### Problem statement:
Set down each line from the one containing "The picture is" to the one containing "0.25, 1.4, 0];", inclusive, exactly as written and with nothing further.

─── Source material ───

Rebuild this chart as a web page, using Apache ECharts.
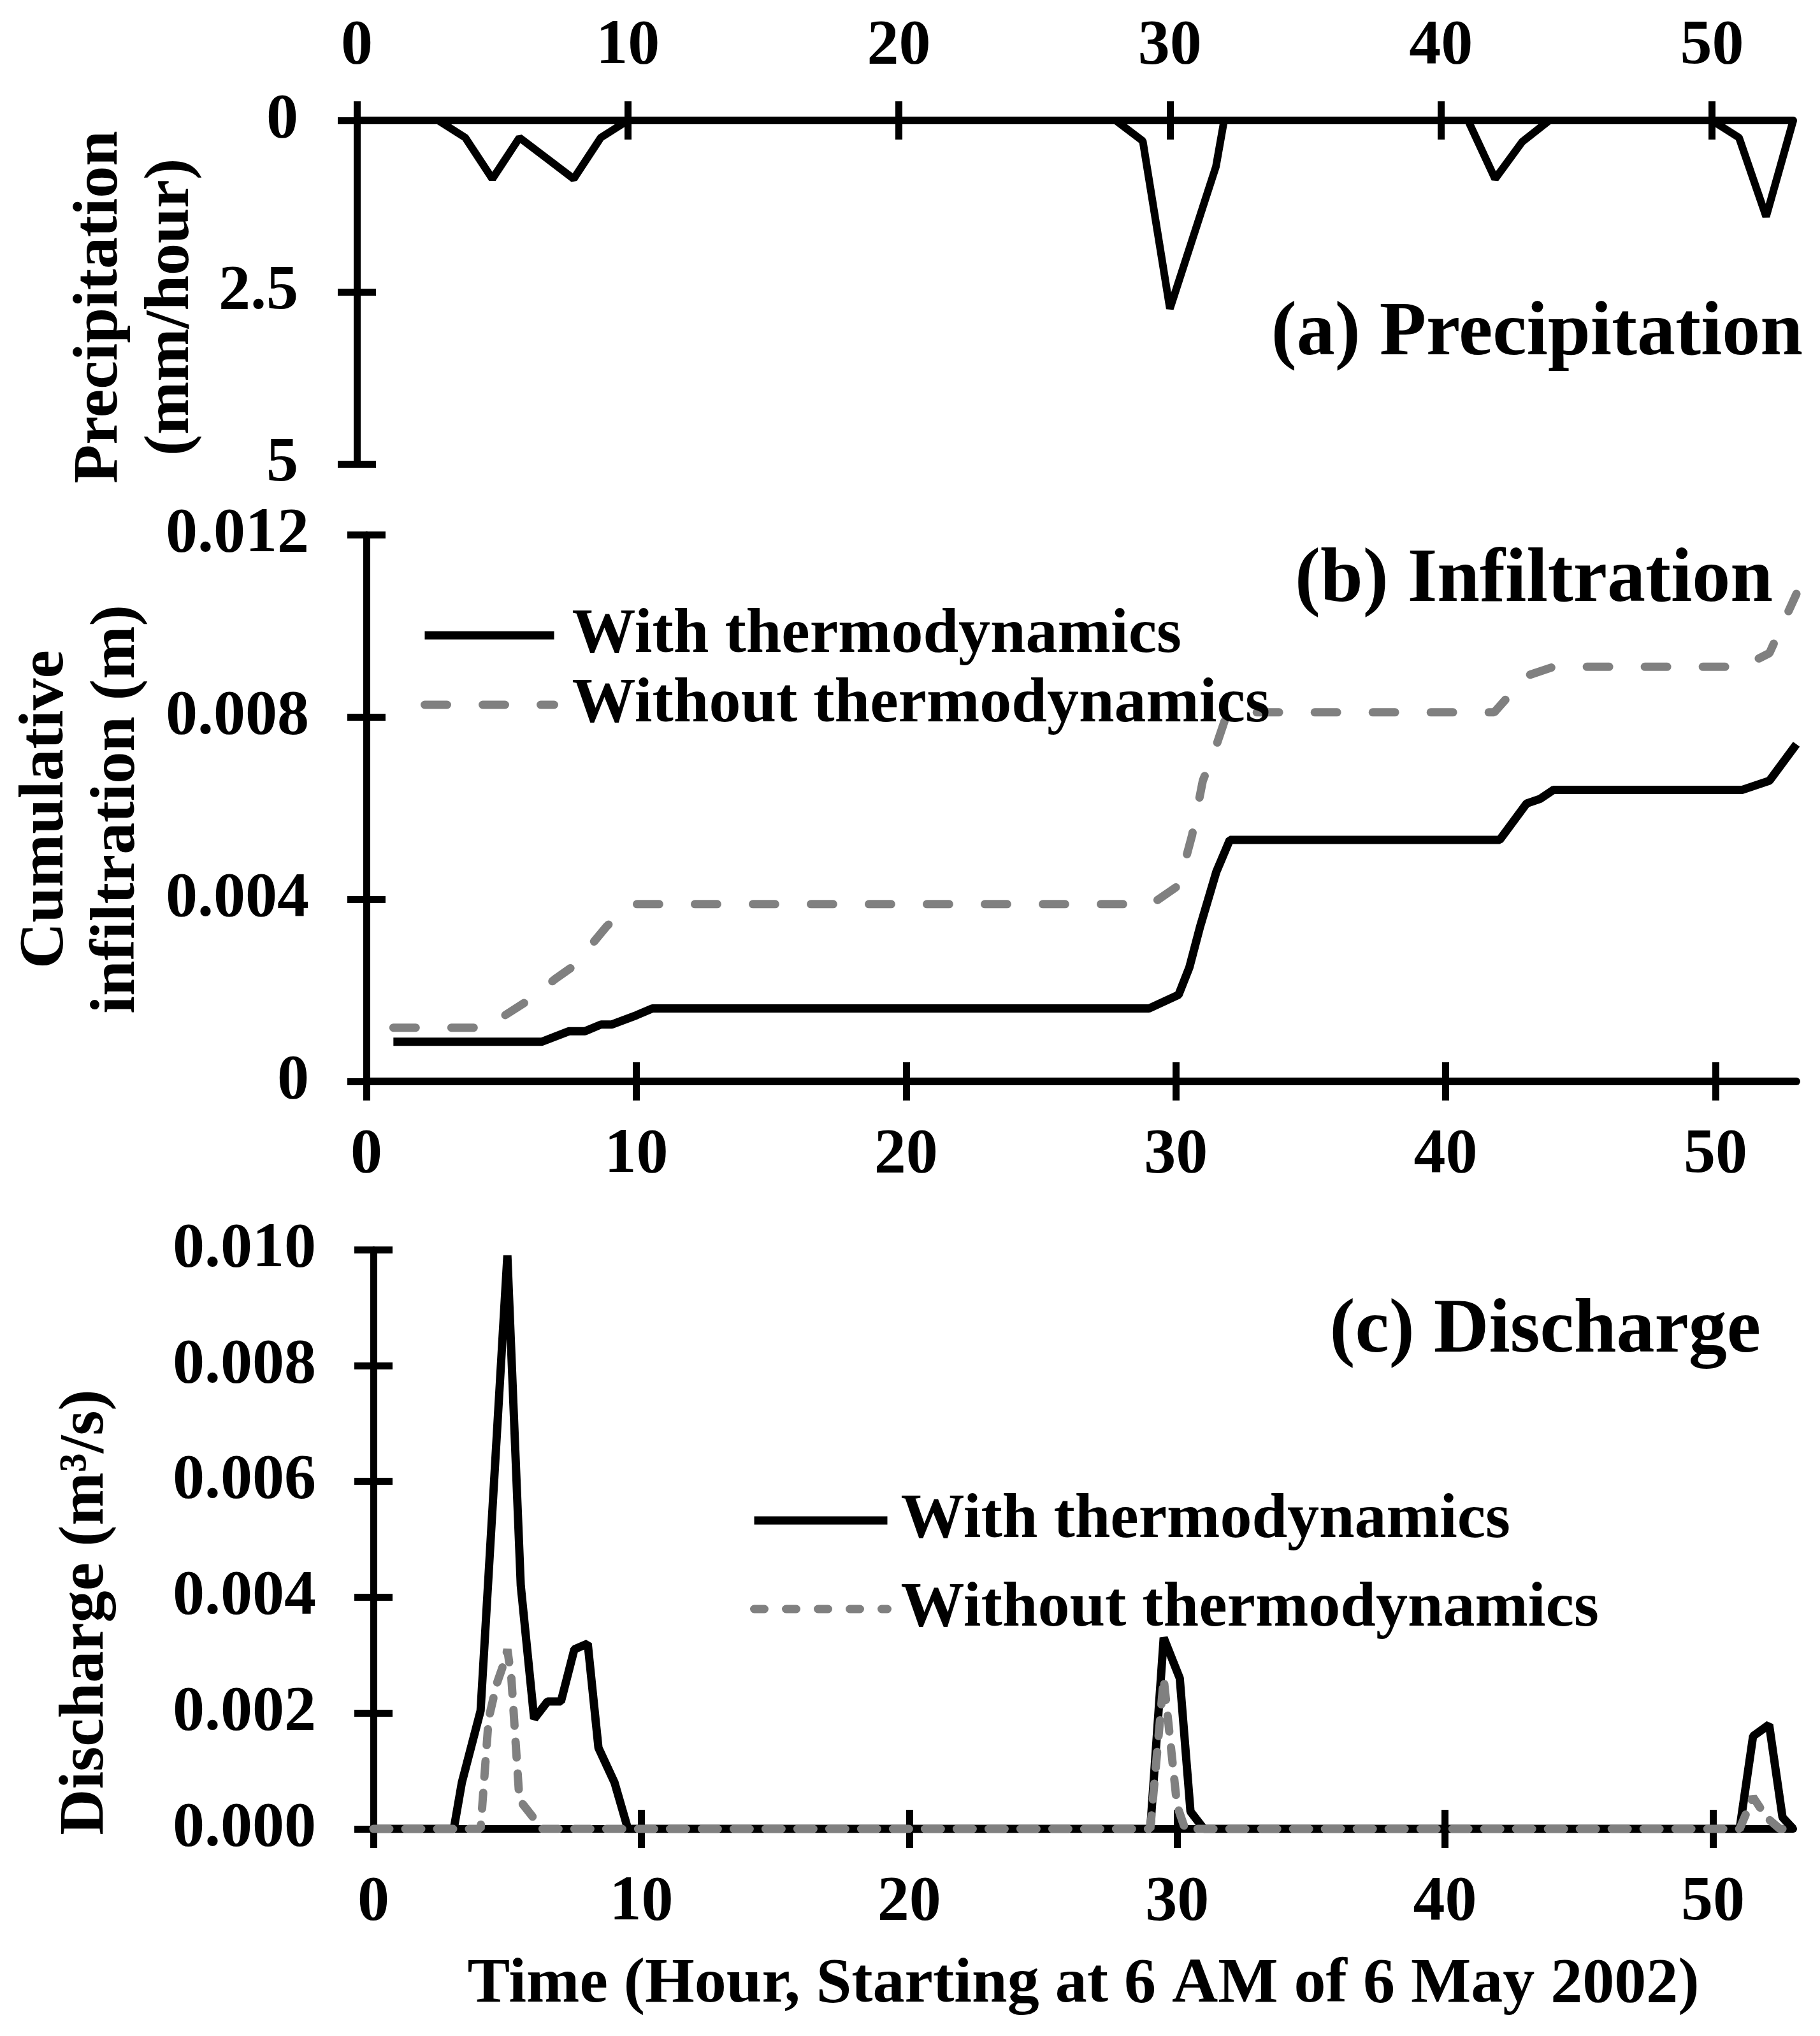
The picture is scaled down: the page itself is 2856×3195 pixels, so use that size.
<!DOCTYPE html>
<html>
<head>
<meta charset="utf-8">
<title>Precipitation, infiltration and discharge</title>
<script src="https://cdn.jsdelivr.net/npm/echarts@6/dist/echarts.min.js"></script>
<style>
  html, body { margin: 0; padding: 0; background: #fff; }
  #main { width: 2856px; height: 3195px; }
</style>
</head>
<body>
<div id="main"></div>
<script>
// tick labels
const hourTicks = [0, 10, 20, 30, 40, 50];
const precipTicks = [0, 2.5, 5];
const infilTicks = [0, 0.004, 0.008, 0.012];
const dischargeTicks = [0, 0.002, 0.004, 0.006, 0.008, 0.010];

const seriesNames = ['With thermodynamics', 'Without thermodynamics'];

// (a) precipitation, mm/hour
const precipHours = [1, 3, 4, 5, 6, 7, 8, 9, 10, 28, 29, 30, 31.7, 32, 41, 42, 43, 44, 50, 51, 52, 53];
const precipValues = [0, 0, 0.25, 0.85, 0.25, 0.55, 0.85, 0.25, 0, 0, 0.3, 2.74, 0.67, 0, 0, 0.85, 0.31, 0, 0, 0.25, 1.4, 0];

// (b) cumulative infiltration, m
const infilWithHours = [1, 6.5, 7.5, 8.1, 8.7, 9.1, 10, 10.6, 29, 30.1, 30.5, 30.9, 31.5, 32, 42, 43, 43.5, 44, 51, 52, 53];
const infilWithValues = [0.00087, 0.00087, 0.0011, 0.0011, 0.00125, 0.00125, 0.00145, 0.0016, 0.0016, 0.0019, 0.0025, 0.0034, 0.0046, 0.0053, 0.0053, 0.0061, 0.0062, 0.0064, 0.0064, 0.0066, 0.0074];
const infilWithoutHours = [1, 4.5, 5, 6, 7, 7.6, 8.2, 8.9, 9.6, 10, 29.1, 30.1, 30.6, 31, 31.4, 31.8, 32.2, 41.8, 42.4, 43, 44, 51, 52, 53];
const infilWithoutValues = [0.00118, 0.00118, 0.0014, 0.00178, 0.00225, 0.0025, 0.0029, 0.0034, 0.0038, 0.00389, 0.00389, 0.0043, 0.0054, 0.0066, 0.0072, 0.0079, 0.0081, 0.0081, 0.0085, 0.0089, 0.0091, 0.0091, 0.0094, 0.0107];

// (c) discharge, m3/s
const qWithHours = [0, 3, 3.3, 4, 5, 5.5, 6, 6.5, 7, 7.5, 8, 8.4, 9, 9.5, 29, 29.5, 30.1, 30.5, 31, 51, 51.5, 52.1, 52.6, 53];
const qWithValues = [0, 0, 0.0008, 0.00204, 0.0099, 0.0042, 0.0019, 0.0022, 0.0022, 0.0031, 0.0032, 0.0014, 0.0008, 0, 0, 0.0033, 0.0026, 0.0003, 0, 0, 0.0016, 0.0018, 0.0002, 0];
const qWithoutHours = [0, 4, 4.3, 4.6, 4.9, 5, 5.15, 5.45, 6.3, 29, 29.5, 30, 30.3, 51, 51.5, 52, 52.5, 53];
const qWithoutValues = [0, 0, 0.0019, 0.0025, 0.0029, 0.0031, 0.0026, 0.0005, 0, 0, 0.0026, 0.0004, 0, 0, 0.00055, 0.0002, 0, 0];

const FONT = 'Liberation Serif';
const GREY = '#808080';
const DASH_B = [35, 56];
const DASH_C = [25, 25];

function pairs(xs, ys) {
  return xs.map(function (x, i) { return [x, ys[i]]; });
}

function textStyle(extra) {
  return Object.assign({ color: '#000', fontFamily: FONT, fontWeight: 'bold', fontSize: 100 }, extra || {});
}

// one visible axis plus a twin with inward ticks, so the ticks cross the line
function axisPair(opts) {
  var common = {
    type: 'value', gridIndex: opts.grid, min: opts.min, max: opts.max,
    position: opts.position, inverse: !!opts.inverse,
    splitLine: { show: false }
  };
  var label = textStyle({ margin: opts.margin, customValues: opts.ticks });
  if (opts.formatter) label.formatter = opts.formatter;
  var outer = Object.assign({}, common, {
    axisLine: { show: true, onZero: false, lineStyle: { color: '#000', width: opts.lineWidth } },
    axisTick: { show: true, length: 30, customValues: opts.ticks, lineStyle: { color: '#000', width: 11 } },
    axisLabel: label
  });
  var inner = Object.assign({}, common, {
    axisLine: { show: false, onZero: false },
    axisTick: { show: true, inside: true, length: 30, customValues: opts.ticks, lineStyle: { color: '#000', width: 11 } },
    axisLabel: { show: false }
  });
  return [outer, inner];
}

function lineSeries(name, xi, data, dash) {
  return {
    name: name, type: 'line', xAxisIndex: xi, yAxisIndex: xi,
    data: data, symbol: 'none', showSymbol: false, silent: true,
    itemStyle: { color: dash ? GREY : '#000' },
    lineStyle: dash
      ? { color: GREY, width: 13, type: dash, cap: 'round' }
      : { color: '#000', width: 13 }
  };
}

// legend entries: only the line sample, no marker dot
function legendItems(dash) {
  var hidden = { color: 'rgba(0,0,0,0)', borderWidth: 0, opacity: 0 };
  return [
    { name: seriesNames[0], itemStyle: hidden, lineStyle: { color: '#000', width: 13, type: 'solid' } },
    { name: seriesNames[1], itemStyle: hidden, lineStyle: { color: GREY, width: 13, type: dash, cap: 'round' } }
  ];
}

var xAxes = [].concat(
  axisPair({ grid: 0, min: 0, max: 53, position: 'top', ticks: hourTicks, margin: 66, lineWidth: 12 }),
  axisPair({ grid: 1, min: 0, max: 53, position: 'bottom', ticks: hourTicks, margin: 66, lineWidth: 12 }),
  axisPair({ grid: 2, min: 0, max: 53, position: 'bottom', ticks: hourTicks, margin: 66, lineWidth: 12 })
);
var yAxes = [].concat(
  axisPair({ grid: 0, min: 0, max: 5, position: 'left', inverse: true, ticks: precipTicks, margin: 92, lineWidth: 11 }),
  axisPair({ grid: 1, min: 0, max: 0.012, position: 'left', ticks: infilTicks, margin: 90, lineWidth: 11,
    formatter: function (v) { return v === 0 ? '0' : v.toFixed(3); } }),
  axisPair({ grid: 2, min: 0, max: 0.010, position: 'left', ticks: dischargeTicks, margin: 90, lineWidth: 11,
    formatter: function (v) { return v.toFixed(3); } })
);

var option = {
  animation: false,
  backgroundColor: '#fff',
  grid: [
    { left: 560, top: 189, width: 2254, height: 539 },
    { left: 575, top: 839, width: 2244, height: 858 },
    { left: 586, top: 1961, width: 2228, height: 909 }
  ],
  xAxis: xAxes,
  yAxis: yAxes,
  legend: [
    {
      orient: 'vertical', left: 655, top: 942, padding: 5,
      itemWidth: 203, itemHeight: 30, itemGap: 9,
      selectedMode: false,
      textStyle: textStyle({ padding: [0, 0, 0, 23], lineHeight: 100 }),
      data: legendItems(DASH_B)
    },
    {
      orient: 'vertical', left: 1172, top: 2331, padding: 5,
      itemWidth: 209, itemHeight: 30, itemGap: 39,
      selectedMode: false,
      textStyle: textStyle({ padding: [0, 0, 0, 16], lineHeight: 100 }),
      data: legendItems([16, 34])
    }
  ],
  series: [
    { name: 'Precipitation', type: 'line', xAxisIndex: 0, yAxisIndex: 0, data: pairs(precipHours, precipValues),
      symbol: 'none', silent: true, lineStyle: { color: '#000', width: 12 } },
    lineSeries(seriesNames[0], 2, pairs(infilWithHours, infilWithValues)),
    lineSeries(seriesNames[1], 2, pairs(infilWithoutHours, infilWithoutValues), DASH_B),
    lineSeries(seriesNames[0], 4, pairs(qWithHours, qWithValues)),
    lineSeries(seriesNames[1], 4, pairs(qWithoutHours, qWithoutValues), DASH_C)
  ],
  graphic: [
    { type: 'text', x: 2829, y: 525, style: { text: '(a) Precipitation', fill: '#000', font: 'bold 120px "Liberation Serif"', align: 'right', verticalAlign: 'middle' } },
    { type: 'text', x: 2782, y: 912, style: { text: '(b) Infiltration', fill: '#000', font: 'bold 120px "Liberation Serif"', align: 'right', verticalAlign: 'middle' } },
    { type: 'text', x: 2763, y: 2090, style: { text: '(c) Discharge', fill: '#000', font: 'bold 120px "Liberation Serif"', align: 'right', verticalAlign: 'middle' } },
    { type: 'text', x: 213, y: 482, rotation: Math.PI / 2,
      style: { text: 'Precipitation\n(mm/hour)', fill: '#000', font: 'bold 100px "Liberation Serif"', lineHeight: 112, align: 'center', verticalAlign: 'middle' } },
    { type: 'text', x: 128, y: 1270, rotation: Math.PI / 2,
      style: { text: 'Cumulative\ninfiltration (m)', fill: '#000', font: 'bold 100px "Liberation Serif"', lineHeight: 112, align: 'center', verticalAlign: 'middle' } },
    { type: 'text', x: 135, y: 2530, rotation: Math.PI / 2,
      style: { text: 'Discharge (m\u00b3/s)', fill: '#000', font: 'bold 100px "Liberation Serif"', align: 'center', verticalAlign: 'middle' } },
    { type: 'text', x: 1700, y: 3115,
      style: { text: 'Time (Hour, Starting at 6 AM of 6 May 2002)', fill: '#000', font: 'bold 100px "Liberation Serif"', align: 'center', verticalAlign: 'middle' } }
  ]
};

var chart = echarts.init(document.getElementById('main'));
chart.setOption(option);
window.addEventListener('resize', function () {
  chart.resize();
});
</script>
</body>
</html>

───

### Problem solution:
The picture is scaled down: the page itself is 2856×3195 pixels, so use that size.
<!DOCTYPE html>
<html>
<head>
<meta charset="utf-8">
<title>Precipitation, infiltration and discharge</title>
<script src="https://cdn.jsdelivr.net/npm/echarts@6/dist/echarts.min.js"></script>
<style>
  html, body { margin: 0; padding: 0; background: #fff; }
  #main { width: 2856px; height: 3195px; }
</style>
</head>
<body>
<div id="main"></div>
<script>
// tick labels
const hourTicks = [0, 10, 20, 30, 40, 50];
const precipTicks = [0, 2.5, 5];
const infilTicks = [0, 0.004, 0.008, 0.012];
const dischargeTicks = [0, 0.002, 0.004, 0.006, 0.008, 0.010];

const seriesNames = ['With thermodynamics', 'Without thermodynamics'];

// (a) precipitation, mm/hour
const precipHours = [1, 3, 4, 5, 6, 7, 8, 9, 10, 28, 29, 30, 31.7, 32, 41, 42, 43, 44, 50, 51, 52, 53];
const precipValues = [0, 0, 0.25, 0.85, 0.25, 0.55, 0.85, 0.25, 0, 0, 0.3, 2.74, 0.67, 0, 0, 0.85, 0.31, 0, 0, 0.25, 1.4, 0];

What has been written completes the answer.